In the mechanism you are considering, there are two options for reduction of R-$\ce{N^{.}H}$ (and similar for other neutral radical species)
$\ce{CH3OH + R-N^{.}H -> RNH2 + C^{.}H_2OH }$
$\ce{CH3OH + R-N^{.}H -> RNH2 + CH3O^{.}} $
In the first option (1) nitrogen oxidizes carbon - rare, but possible, as carbon has lower electronegativity. In option (2) nitrogen oxidizes oxygen - an element that has higher electronegativity, and this is unlikely.

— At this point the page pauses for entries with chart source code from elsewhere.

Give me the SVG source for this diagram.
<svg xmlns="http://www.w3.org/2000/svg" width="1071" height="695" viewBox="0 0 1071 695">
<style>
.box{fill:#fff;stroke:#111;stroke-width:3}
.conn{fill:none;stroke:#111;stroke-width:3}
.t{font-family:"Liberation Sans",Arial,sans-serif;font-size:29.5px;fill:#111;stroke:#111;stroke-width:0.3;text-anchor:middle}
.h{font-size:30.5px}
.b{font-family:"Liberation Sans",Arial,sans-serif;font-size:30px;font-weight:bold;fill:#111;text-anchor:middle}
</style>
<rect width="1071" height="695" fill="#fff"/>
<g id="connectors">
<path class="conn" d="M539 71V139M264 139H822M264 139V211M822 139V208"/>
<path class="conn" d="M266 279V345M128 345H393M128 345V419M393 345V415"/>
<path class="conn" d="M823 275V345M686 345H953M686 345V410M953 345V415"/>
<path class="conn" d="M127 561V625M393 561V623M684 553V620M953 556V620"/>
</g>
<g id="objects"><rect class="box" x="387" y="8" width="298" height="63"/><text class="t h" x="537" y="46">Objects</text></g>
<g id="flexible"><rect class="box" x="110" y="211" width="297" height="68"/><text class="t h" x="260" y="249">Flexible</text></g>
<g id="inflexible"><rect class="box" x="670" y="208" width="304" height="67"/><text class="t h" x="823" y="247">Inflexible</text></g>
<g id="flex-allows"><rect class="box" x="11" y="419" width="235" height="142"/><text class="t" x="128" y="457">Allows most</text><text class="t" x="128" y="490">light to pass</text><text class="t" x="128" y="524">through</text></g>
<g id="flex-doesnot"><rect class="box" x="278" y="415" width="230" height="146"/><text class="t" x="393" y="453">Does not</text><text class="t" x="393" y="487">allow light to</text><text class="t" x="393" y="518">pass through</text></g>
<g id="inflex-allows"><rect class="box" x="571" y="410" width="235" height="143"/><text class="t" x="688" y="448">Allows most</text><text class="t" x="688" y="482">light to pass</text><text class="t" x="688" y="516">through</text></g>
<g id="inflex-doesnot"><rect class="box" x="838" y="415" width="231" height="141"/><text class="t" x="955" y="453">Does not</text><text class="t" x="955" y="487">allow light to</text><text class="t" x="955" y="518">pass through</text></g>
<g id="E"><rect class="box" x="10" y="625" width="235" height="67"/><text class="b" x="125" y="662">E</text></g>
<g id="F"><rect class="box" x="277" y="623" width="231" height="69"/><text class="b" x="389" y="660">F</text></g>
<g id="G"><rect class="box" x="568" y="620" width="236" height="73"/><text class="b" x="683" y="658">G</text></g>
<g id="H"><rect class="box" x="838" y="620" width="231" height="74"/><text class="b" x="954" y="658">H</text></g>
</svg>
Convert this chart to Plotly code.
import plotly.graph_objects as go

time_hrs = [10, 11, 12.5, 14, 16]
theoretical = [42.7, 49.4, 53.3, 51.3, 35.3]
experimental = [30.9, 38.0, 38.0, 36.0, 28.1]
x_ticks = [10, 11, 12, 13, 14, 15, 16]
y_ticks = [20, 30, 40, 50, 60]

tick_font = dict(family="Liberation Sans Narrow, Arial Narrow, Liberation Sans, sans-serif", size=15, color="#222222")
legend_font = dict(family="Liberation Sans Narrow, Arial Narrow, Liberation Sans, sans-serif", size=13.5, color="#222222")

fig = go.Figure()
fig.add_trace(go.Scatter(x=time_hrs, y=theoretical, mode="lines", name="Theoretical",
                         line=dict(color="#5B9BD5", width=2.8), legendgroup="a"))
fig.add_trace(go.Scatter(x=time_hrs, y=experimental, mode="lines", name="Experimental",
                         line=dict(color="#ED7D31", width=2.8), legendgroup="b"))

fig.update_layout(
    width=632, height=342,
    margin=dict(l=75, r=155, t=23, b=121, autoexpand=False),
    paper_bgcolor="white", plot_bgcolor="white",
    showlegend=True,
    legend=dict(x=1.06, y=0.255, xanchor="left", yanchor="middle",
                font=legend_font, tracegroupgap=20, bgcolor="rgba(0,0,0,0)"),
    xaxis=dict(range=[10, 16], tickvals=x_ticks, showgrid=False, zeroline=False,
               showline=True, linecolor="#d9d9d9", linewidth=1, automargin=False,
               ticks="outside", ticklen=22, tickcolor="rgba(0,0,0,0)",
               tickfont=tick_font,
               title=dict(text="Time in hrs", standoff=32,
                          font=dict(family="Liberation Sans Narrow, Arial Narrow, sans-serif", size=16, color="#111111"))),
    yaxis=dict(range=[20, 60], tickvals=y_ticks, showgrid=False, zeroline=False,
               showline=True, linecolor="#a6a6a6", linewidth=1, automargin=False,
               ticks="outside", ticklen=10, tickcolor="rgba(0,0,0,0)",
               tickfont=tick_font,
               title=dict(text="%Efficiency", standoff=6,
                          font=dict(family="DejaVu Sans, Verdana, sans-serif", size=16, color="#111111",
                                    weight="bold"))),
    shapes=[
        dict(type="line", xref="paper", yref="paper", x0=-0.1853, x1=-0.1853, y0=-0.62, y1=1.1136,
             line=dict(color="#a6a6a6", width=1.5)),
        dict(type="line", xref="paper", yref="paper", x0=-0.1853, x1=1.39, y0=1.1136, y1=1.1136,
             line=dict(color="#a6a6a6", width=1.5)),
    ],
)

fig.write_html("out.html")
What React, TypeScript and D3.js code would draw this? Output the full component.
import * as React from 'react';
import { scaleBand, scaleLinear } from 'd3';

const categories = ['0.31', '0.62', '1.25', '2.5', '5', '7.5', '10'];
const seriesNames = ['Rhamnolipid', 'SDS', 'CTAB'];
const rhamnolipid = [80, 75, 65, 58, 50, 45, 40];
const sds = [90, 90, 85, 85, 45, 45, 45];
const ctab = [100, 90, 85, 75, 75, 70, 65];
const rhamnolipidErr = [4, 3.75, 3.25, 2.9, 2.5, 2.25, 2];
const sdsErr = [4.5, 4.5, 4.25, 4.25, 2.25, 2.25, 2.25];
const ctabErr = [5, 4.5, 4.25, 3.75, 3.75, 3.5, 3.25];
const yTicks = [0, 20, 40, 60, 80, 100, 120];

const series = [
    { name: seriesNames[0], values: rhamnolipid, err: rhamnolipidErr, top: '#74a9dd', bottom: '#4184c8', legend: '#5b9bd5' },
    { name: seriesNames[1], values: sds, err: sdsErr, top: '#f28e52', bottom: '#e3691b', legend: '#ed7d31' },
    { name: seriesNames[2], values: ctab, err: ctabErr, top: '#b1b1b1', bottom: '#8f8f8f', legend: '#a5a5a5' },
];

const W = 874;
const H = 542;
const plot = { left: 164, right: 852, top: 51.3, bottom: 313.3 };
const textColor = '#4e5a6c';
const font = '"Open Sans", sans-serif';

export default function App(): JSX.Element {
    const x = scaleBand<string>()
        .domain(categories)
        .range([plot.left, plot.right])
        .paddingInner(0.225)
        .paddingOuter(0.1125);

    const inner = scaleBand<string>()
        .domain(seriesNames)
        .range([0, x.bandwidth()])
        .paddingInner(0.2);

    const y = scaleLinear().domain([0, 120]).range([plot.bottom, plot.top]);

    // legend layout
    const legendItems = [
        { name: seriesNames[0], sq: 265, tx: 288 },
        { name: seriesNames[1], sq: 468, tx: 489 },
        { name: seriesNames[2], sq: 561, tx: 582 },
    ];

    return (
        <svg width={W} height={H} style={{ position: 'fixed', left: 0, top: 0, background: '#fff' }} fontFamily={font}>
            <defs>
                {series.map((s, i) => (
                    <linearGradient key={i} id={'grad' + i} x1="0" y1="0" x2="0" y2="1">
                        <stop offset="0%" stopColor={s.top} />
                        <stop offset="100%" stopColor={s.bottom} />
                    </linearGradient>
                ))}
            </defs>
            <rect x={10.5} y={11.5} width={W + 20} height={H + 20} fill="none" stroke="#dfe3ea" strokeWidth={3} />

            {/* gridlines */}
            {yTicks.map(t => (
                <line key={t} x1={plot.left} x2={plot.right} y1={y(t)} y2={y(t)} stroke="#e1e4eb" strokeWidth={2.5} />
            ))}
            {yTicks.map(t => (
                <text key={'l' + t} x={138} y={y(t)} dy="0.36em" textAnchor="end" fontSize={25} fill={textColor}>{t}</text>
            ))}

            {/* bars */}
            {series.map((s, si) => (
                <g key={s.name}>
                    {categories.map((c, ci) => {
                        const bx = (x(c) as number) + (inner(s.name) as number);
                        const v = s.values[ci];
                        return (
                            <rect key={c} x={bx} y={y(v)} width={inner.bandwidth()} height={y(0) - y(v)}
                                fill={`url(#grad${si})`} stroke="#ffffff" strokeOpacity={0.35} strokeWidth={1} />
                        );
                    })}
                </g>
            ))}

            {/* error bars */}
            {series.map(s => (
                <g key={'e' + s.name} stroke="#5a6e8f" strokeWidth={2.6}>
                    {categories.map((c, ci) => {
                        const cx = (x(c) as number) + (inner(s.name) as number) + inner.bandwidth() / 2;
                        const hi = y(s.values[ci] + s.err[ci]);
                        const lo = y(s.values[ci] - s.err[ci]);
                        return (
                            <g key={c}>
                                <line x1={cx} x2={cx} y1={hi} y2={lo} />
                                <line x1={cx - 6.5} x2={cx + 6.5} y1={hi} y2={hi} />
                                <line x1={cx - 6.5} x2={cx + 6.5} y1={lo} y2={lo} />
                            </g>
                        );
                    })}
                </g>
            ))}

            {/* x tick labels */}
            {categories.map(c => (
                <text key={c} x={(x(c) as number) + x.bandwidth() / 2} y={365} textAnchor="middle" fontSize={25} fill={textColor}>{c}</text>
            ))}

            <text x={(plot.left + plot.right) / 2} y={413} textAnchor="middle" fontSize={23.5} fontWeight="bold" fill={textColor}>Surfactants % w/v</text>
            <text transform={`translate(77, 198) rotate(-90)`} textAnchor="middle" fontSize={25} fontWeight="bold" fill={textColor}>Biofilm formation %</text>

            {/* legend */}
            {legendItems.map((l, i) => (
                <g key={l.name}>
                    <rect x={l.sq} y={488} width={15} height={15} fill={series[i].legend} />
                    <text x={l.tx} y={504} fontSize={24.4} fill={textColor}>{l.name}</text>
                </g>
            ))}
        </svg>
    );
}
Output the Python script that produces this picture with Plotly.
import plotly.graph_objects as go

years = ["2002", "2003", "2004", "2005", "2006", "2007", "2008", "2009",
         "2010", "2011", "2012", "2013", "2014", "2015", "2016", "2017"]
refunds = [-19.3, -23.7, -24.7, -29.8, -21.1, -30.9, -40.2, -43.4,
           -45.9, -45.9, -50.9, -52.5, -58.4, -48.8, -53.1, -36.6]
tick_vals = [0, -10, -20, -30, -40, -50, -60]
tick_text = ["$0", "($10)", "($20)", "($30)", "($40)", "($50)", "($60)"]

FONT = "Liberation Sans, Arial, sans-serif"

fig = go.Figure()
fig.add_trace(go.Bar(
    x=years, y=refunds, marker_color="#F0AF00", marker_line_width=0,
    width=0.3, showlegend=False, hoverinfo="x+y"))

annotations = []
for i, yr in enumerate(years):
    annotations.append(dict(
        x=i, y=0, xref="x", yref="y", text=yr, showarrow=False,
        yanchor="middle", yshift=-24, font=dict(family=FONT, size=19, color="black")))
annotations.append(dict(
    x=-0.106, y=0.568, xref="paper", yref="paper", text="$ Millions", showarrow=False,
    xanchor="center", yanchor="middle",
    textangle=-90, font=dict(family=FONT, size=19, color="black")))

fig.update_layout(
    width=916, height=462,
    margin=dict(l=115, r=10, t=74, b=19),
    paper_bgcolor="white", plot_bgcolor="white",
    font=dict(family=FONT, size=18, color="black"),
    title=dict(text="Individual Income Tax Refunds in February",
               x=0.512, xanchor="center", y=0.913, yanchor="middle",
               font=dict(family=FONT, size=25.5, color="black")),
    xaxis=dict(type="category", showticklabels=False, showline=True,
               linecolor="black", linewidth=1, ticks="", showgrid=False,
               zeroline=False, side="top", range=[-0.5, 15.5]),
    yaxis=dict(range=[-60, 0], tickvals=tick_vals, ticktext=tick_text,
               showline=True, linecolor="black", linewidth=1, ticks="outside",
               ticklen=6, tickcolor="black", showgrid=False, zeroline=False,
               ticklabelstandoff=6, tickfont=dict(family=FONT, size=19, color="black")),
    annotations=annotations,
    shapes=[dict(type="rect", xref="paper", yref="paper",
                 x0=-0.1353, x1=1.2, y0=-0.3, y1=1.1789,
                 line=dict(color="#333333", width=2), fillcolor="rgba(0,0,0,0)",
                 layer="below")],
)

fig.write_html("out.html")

In addition, in option (1) free radical is stabilized by forming 3-electron 2-center bond $\pi$-bond C...O, while in option (2) such stabilization cannot occur.
Taking proton (i.e. hydrogen cation) from $\ce{OH}$ is not an option for reduction, and $\ce{R-N^{.}H}$ is a radical, and expects hydrogen atom, not ion. Taking proton will produce $\ce{R-N^{+.}H2}$ and $\ce{CH3O-}$ and the first particle is not much better than the original $\ce{R-N^{.}H}$ while heterolitic bond breaking is generally less favorable, than radical one.
Proton may be accepted by negatively charged radical anions, like $\ce{R-N(O)O^{-.}}$ but after that they will seek a hydrogen atom for reduction.
Of course, it IS theoretically possible, that the radicals are actually reduced by tin and all the reaction happens on metal surface, and this is likely the case if the reaction happens in water, but in case it happens in organic solvent, especially reducing one like methanol, it is theoretically possible that it does participate in reduction. Until proper proofs, like trapping of the intermediate species, are obtained, any mechanism is no more then speculation anyway.